Nada fica estático em uma sociedade, há uma dinâmica permanente de transformação da vida. Uma evolução. Nunca somos iguais, nem no âmbito pessoal. Muito mudou no mundo. Caiu o Muro de Berlim, se desintegrou a União Soviética, os Estados Unidos passaram a ser hegemônicos, vieram as guerras do Afeganistão e do Iraque. Mas ainda há fome no mundo. Milhares de crianças morrem de fome todos os dias. É um genocídio silencioso, quando, por exemplo, se destrói gradativamente a mãe natureza ou se incentiva a monocultura. A mãe natureza nunca teve monocultura. Quem criou isso fomos nós, em um afã mercantilista.
Há setores da sociedade que criticam a emergência do autoritarismo na América Latina. Qual a sua opinião?
Os grupos de poder falam do autoritarismo dos outros, quando eles próprios o são. Autoritário é se impor como em uma ditadura. A autoridade tem respaldo do povo. Antes na Bolívia havia pobreza e miséria absoluta. Os indígenas eram completamente excluídos. Havia tubulação de gás passando em frente de suas casas e eles não tinham gás. Quem é autoritário? A Bolívia está livre do analfabetismo. Democracia significa direitos e igualdades para todos e todas e não para alguns. Os monopólios são os monocultivos da mente. Te dizem o que deve fazer e não há opções. Temos de ter a consciência de ser homens e mulheres livres.
Como foi a sua trajetória após receber o Prêmio Nobel?

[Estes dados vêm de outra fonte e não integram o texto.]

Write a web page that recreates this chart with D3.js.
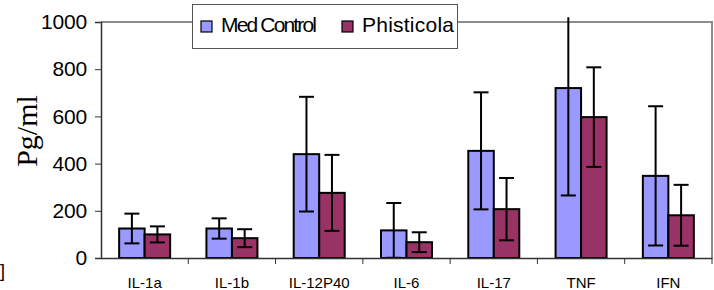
<!DOCTYPE html>
<html>
<head>
<meta charset="utf-8">
<script src="https://cdn.jsdelivr.net/npm/d3@7"></script>
<style>
  body { margin: 0; background: #fff; }
  svg { display: block; font-family: "Liberation Sans", Arial, sans-serif; }
</style>
</head>
<body>
<svg id="chart"></svg>
<script>
const categories = ["IL-1a", "IL-1b", "IL-12P40", "IL-6", "IL-17", "TNF", "IFN"];
const seriesNames = ["Med Control", "Phisticola"];
const medValues = [125, 125, 440, 117, 454, 720, 348];
const medErrors = [63, 43, 243, 116, 248, 455, 295];
const phiValues = [100, 84, 276, 67, 207, 597, 181];
const phiErrors = [34, 38, 161, 42, 132, 211, 129];
const yTicks = [0, 200, 400, 600, 800, 1000];
const colors = ["#9999ff", "#993366"];

let width = 714;
let height = 290;
let plotLeft = 101, plotRight = 712, plotTop = 22, plotBottom = 258;

let svg = d3.select('#chart').attr('width', width).attr('height', height);

let xScale = d3.scaleBand().domain(categories).range([plotLeft, plotRight]);
let inner = d3.scaleBand().domain(seriesNames).range([0, 51]);
let pad = (xScale.bandwidth() - 51) / 2;
let yScale = d3.scaleLinear().domain([0, 1000]).range([plotBottom, plotTop]);

// plot border (grey top/right)
svg.append('path')
   .attr('d', `M${plotLeft},${plotTop}H${plotRight}V${plotBottom}`)
   .attr('fill', 'none')
   .attr('stroke', '#8c8c8c')
   .attr('stroke-width', 2);

let rows = [];
categories.forEach((c, i) => {
    rows.push({cat: c, s: seriesNames[0], v: medValues[i], e: medErrors[i], col: colors[0]});
    rows.push({cat: c, s: seriesNames[1], v: phiValues[i], e: phiErrors[i], col: colors[1]});
});

svg.selectAll('rect.bar')
   .data(rows)
   .enter()
   .append('rect')
   .attr('class', 'bar')
   .attr('x', d => xScale(d.cat) + pad + inner(d.s))
   .attr('width', inner.bandwidth())
   .attr('y', d => yScale(d.v))
   .attr('height', d => plotBottom - yScale(d.v))
   .attr('fill', d => d.col)
   .attr('stroke', '#000')
   .attr('stroke-width', 2);

// error bars
let capW = 15;
let eb = svg.append('g').attr('stroke', '#000').attr('stroke-width', 2);
rows.forEach(d => {
    let cx = xScale(d.cat) + pad + inner(d.s) + inner.bandwidth() / 2;
    let hi = d.v + d.e, lo = Math.max(0, d.v - d.e);
    let clipped = hi > 1020;
    let yHi = yScale(Math.min(hi, 1020));
    eb.append('line').attr('x1', cx).attr('x2', cx).attr('y1', yHi).attr('y2', yScale(lo));
    if (!clipped) {
        eb.append('line').attr('x1', cx - capW / 2).attr('x2', cx + capW / 2).attr('y1', yHi).attr('y2', yHi);
    }
    if (d.v - d.e > 0) {
        eb.append('line').attr('x1', cx - capW / 2).attr('x2', cx + capW / 2).attr('y1', yScale(lo)).attr('y2', yScale(lo));
    }
});

// y axis
let yAxis = d3.axisLeft(yScale).tickValues(yTicks).tickSize(6).tickPadding(8).tickFormat(d3.format('d'));
let gy = svg.append('g').attr('transform', `translate(${plotLeft},0)`).call(yAxis);
gy.select('.domain').attr('stroke', '#333').attr('stroke-width', 1.5);
gy.selectAll('.tick line').attr('stroke', '#333');
gy.selectAll('text')
  .attr('font-size', 21)
  .attr('letter-spacing', -0.2)
  .attr('fill', '#000')
  .attr('font-family', '"Liberation Sans", Arial, sans-serif');

// x axis
let xAxis = d3.axisBottom(xScale).tickSize(0).tickPadding(19);
let gx = svg.append('g').attr('transform', `translate(0,${plotBottom})`).call(xAxis);
gx.select('.domain').attr('stroke', '#333').attr('stroke-width', 1.5);
gx.selectAll('text')
  .attr('font-size', 15)
  .attr('fill', '#000')
  .attr('font-family', '"Liberation Sans", Arial, sans-serif');
gx.selectAll('line.sep')
  .data(d3.range(1, categories.length + 1))
  .enter()
  .append('line')
  .attr('class', 'sep')
  .attr('x1', i => plotLeft + i * xScale.step())
  .attr('x2', i => plotLeft + i * xScale.step())
  .attr('y1', 0).attr('y2', 6)
  .attr('stroke', '#333');

// y label
svg.append('text')
   .attr('transform', 'translate(37,131) rotate(-90)')
   .attr('text-anchor', 'middle')
   .attr('font-family', '"Liberation Serif", "Times New Roman", serif')
   .attr('font-size', 30)
   .text('Pg/ml');

// stray bracket at bottom left
svg.append('text').attr('x', 0).attr('y', 277).attr('font-size', 18).text(']');

// legend
let lg = svg.append('g');
lg.append('rect')
  .attr('x', 192.5).attr('y', 4.5).attr('width', 265).attr('height', 44)
  .attr('fill', '#fff').attr('stroke', '#555').attr('stroke-width', 1);
let lx = [201, 342];
let lw = [96, 92];
seriesNames.forEach((n, i) => {
    lg.append('rect').attr('x', lx[i]).attr('y', 21).attr('width', 11).attr('height', 11)
      .attr('fill', colors[i]).attr('stroke', '#000').attr('stroke-width', 1.2);
    lg.append('text').attr('x', lx[i] + 20).attr('y', 32)
      .attr('font-size', 21)
      .attr('textLength', lw[i]).attr('lengthAdjust', 'spacing')
      .text(n);
});
</script>
</body>
</html>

Eu já era um ativista antes do Prêmio Nobel. Ele veio como conseqüência de um trabalho realizado em toda a América Latina. Assim, quando me outorgaram, não quis assumir como um título pessoal, mas em nome de todas as pessoas que fazem ações como essas em todo o continente. Para mim, o Nobel é um instrumento a serviço dos povos, não outra coisa. Nos últimos anos, seguimos trabalhando com as organizações populares, povos indígenas, camponeses, jovens. Sigo escrevendo e fazendo arte, publicando livros sobre as experiências positivas na América Latina e leciono na Universidade de Buenos Aires.